Other noteworthy cases in Illinois involve Leonard Kidd, who caused a 1980 fire in Chicago that killed 10 children; Anthony Enis, who raped a nurse in 1987 and killed her four months later to keep her from testifying against him, and Jeffrey Rissley, who kidnapped and killed a 6-year-old girl in 1991, ultimately disposing of her body in Michigan.
But Ryan said the case that gave him the most pause involved Daniel Edwards, who is on death row for the abduction-murder of Steve Small. Small, the publisher of the Kankakee Journal, was lured to the garage of a home he was renovating, stuffed into the trunk of a car and then buried alive. He died before police could find him.
The crime took place in Ryan's hometown of Kankakee, Ill. Small was a neighbor who used to baby-sit Ryan's children and Ryan also knew the Edwards family.

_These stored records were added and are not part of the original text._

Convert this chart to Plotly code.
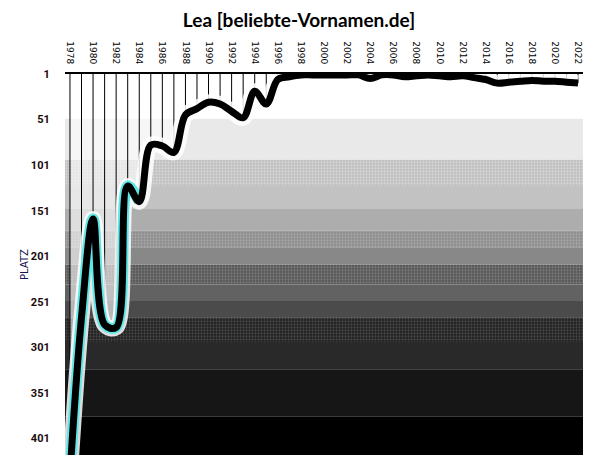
import plotly.graph_objects as go

# Lea - Platz pro Jahr (beliebte-Vornamen.de)
jahre = list(range(1978, 2023))
platz = [
    440, 268, 160, 276, 279, 124, 141, 79, 80, 87,
    46, 39, 32, 34, 42, 49, 20, 34, 7, 4,
    2, 2, 2, 2, 2, 2, 6, 2, 2, 4,
    3, 2, 3, 4, 3, 5, 7, 11, 10, 9,
    8, 9, 9, 10, 11,
]
tick_jahre = list(range(1978, 2023, 2))
tick_platz = list(range(1, 402, 50))

# background bands: (von, bis, farbe, punktfarbe)
baender = [
    (1, 50, "#ffffff", None),
    (50, 95, "#e9e9e9", None),
    (95, 124, "#bdbdbd", "#eeeeee"),
    (124, 149, "#c2c2c2", None),
    (149, 173, "#adadad", None),
    (173, 191, "#8a8a8a", "#c4c4c4"),
    (191, 210, "#888888", None),
    (210, 232, "#555555", "#9c9c9c"),
    (232, 250, "#626262", None),
    (250, 268, "#4b4b4b", None),
    (268, 295, "#1e1e1e", "#6e6e6e"),
    (295, 325, "#292929", None),
    (325, 377, "#161616", None),
    (377, 420, "#000000", None),
]

x_min, x_max = 1977.57, 2022.43
y_unten = 419

fig = go.Figure()

for von, bis, farbe, punkt in baender:
    tr = dict(
        x=[x_min, x_max, x_max, x_min, x_min],
        y=[von, von, bis, bis, von],
        mode="lines",
        line=dict(width=0),
        fill="toself",
        fillcolor=farbe,
        hoverinfo="skip",
        showlegend=False,
    )
    if punkt:
        tr["fillpattern"] = dict(shape=".", bgcolor=farbe, fgcolor=punkt,
                                 size=3, solidity=0.45)
    fig.add_trace(go.Scatter(**tr))

# white veil above the curve
fig.add_trace(go.Scatter(x=jahre, y=[1] * len(jahre), mode="lines",
                         line=dict(width=0), hoverinfo="skip", showlegend=False))
fig.add_trace(go.Scatter(x=jahre, y=platz, mode="lines",
                         line=dict(width=0, shape="spline"),
                         fill="tonexty", fillcolor="rgba(255,255,255,0.6)",
                         hoverinfo="skip", showlegend=False))

# vertical year lines from the top down to the curve
vx, vy = [], []
for j, p in zip(jahre, platz):
    vx += [j, j, None]
    vy += [1, p, None]
fig.add_trace(go.Scatter(x=vx, y=vy, mode="lines",
                         line=dict(color="black", width=1),
                         hoverinfo="skip", showlegend=False))

# glow + line
fig.add_trace(go.Scatter(x=jahre, y=platz, mode="lines",
                         line=dict(color="rgba(255,255,255,0.85)", width=16, shape="spline"),
                         hoverinfo="skip", showlegend=False))
fig.add_trace(go.Scatter(x=jahre[:7], y=platz[:7], mode="lines",
                         line=dict(color="#5ee8e8", width=11, shape="spline"),
                         hoverinfo="skip", showlegend=False))
fig.add_trace(go.Scatter(x=jahre, y=platz, mode="lines",
                         line=dict(color="black", width=7, shape="spline"),
                         name="Lea", showlegend=False))

# the page body adds an 8px offset, margins are set accordingly
fig.update_layout(
    width=598,
    height=470,
    paper_bgcolor="white",
    plot_bgcolor="white",
    margin=dict(l=57, r=23, t=66, b=23),
    title=dict(
        text="<b>Lea [beliebte-Vornamen.de]</b>",
        x=291 / 598, xanchor="center",
        y=1 - 12 / 470, yanchor="middle",
        font=dict(family="Lato", size=19, color="black"),
    ),
    xaxis=dict(
        side="top",
        range=[x_min, x_max],
        tickvals=tick_jahre,
        ticktext=[str(j) for j in tick_jahre],
        tickangle=90,
        tickfont=dict(family="DejaVu Sans", size=9, color="black"),
        ticks="outside", ticklen=5, tickcolor="rgba(0,0,0,0)",
        showline=True, linecolor="black", linewidth=1.5,
        showgrid=False, zeroline=False, automargin=False,
    ),
    yaxis=dict(
        range=[y_unten, 1],
        tickvals=tick_platz,
        ticktext=[str(p) for p in tick_platz],
        tickfont=dict(family="Roboto", size=11, color="#1a0a0a", weight="bold"),
        ticks="outside", ticklen=12, tickcolor="rgba(0,0,0,0)",
        showline=False, showgrid=False, zeroline=False, automargin=False,
        title=dict(text="PLATZ", standoff=0,
                   font=dict(family="DejaVu Sans", size=10, color="#141450")),
    ),
)

fig.write_html("out.html")
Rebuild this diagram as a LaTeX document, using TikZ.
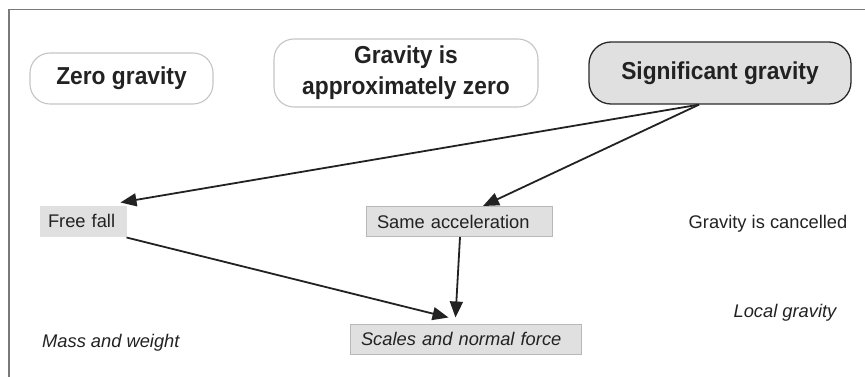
\documentclass[tikz,border=0pt]{standalone}
\usepackage{fontspec}
\setmainfont{Liberation Sans}
\usetikzlibrary{arrows.meta}
\definecolor{txt}{HTML}{222222}
\definecolor{frame}{HTML}{7A7A7A}
\definecolor{lightedge}{HTML}{C4C4C4}
\definecolor{darkedge}{HTML}{2A2A2A}
\definecolor{boxfill}{HTML}{E0E0E0}
\definecolor{boxedge}{HTML}{B8B8B8}
\newcommand{\bigbold}{\fontsize{24.5pt}{31pt}\selectfont\bfseries\addfontfeature{FakeStretch=0.93}}
\tikzset{
  topbox/.style={draw=lightedge, line width=1.1pt, rounded corners=20pt, inner sep=0pt,
    text=txt, align=center, font=\bigbold},
  sigbox/.style={topbox, draw=darkedge, fill=boxfill, line width=1.3pt, rounded corners=22pt},
  smallbox/.style={fill=boxfill, draw=boxedge, line width=1pt, inner ysep=0pt, inner xsep=11pt,
    minimum height=30pt, align=left, text=txt, font=\fontsize{18.3pt}{21pt}\selectfont},
  plain/.style={inner sep=0pt, text=txt, font=\fontsize{18.3pt}{21pt}\selectfont},
  arr/.style={draw=txt, line width=1.8pt, -{Triangle[length=16pt,width=13pt]}}
}
\begin{document}
\begin{tikzpicture}[x=1pt,y=-1pt]
\useasboundingbox (0,0) rectangle (865,377);
% frame
\draw[frame, line width=1.5pt] (9,377) -- (9,9.5) -- (865,9.5);
% top boxes
\node[topbox, minimum width=183pt, minimum height=51pt] (zero) at (121.5,78.5) {Zero gravity};
\node[topbox, minimum width=264pt, minimum height=68pt] (approx) at (406,73) {Gravity is\\approximately zero};
\node[sigbox, minimum width=262pt, minimum height=62pt] (sig) at (720,73) {Significant gravity};
% small boxes
\node[smallbox, draw=boxfill, inner xsep=8pt, text width=70pt] (ff) at (83,221) {Free fall};
\node[smallbox, text width=164pt] (same) at (459,221.5) {Same acceleration};
\node[smallbox, text width=209pt, font=\fontsize{18.3pt}{21pt}\selectfont\itshape] (scales) at (465.5,339) {Scales and normal force};
% plain labels
\node[plain] (cancel) at (768,224) {Gravity is cancelled};
\node[plain, font=\fontsize{18.3pt}{21pt}\selectfont\itshape] (local) at (785,313) {Local gravity};
\node[plain, font=\fontsize{18.3pt}{21pt}\selectfont\itshape, anchor=west] (mass) at (42,343) {Mass and weight};
% arrows
\draw[arr] ([xshift=-21pt]sig.south) -- ([xshift=-6pt,yshift=3pt]ff.north east);
\draw[arr] ([xshift=-21pt]sig.south) -- ([xshift=24pt]same.north);
\draw[arr] ([yshift=-1pt]ff.south east) -- ([xshift=-17pt,yshift=6pt]scales.north);
\draw[arr] ([xshift=1pt]same.south) -- ([xshift=-10pt,yshift=6pt]scales.north);
\end{tikzpicture}
\end{document}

"Dan Edwards is guilty. I know that," Ryan said, but added that he is so convinced the Illinois death penalty system is a mess, he felt he had no choice but to reduce the sentence.
The decision is not a popular one in the Ryan household, the governor admits.
"My wife, Lura Lynn, was angry and disappointed at my decision, like many of the families of other victims will be," he said.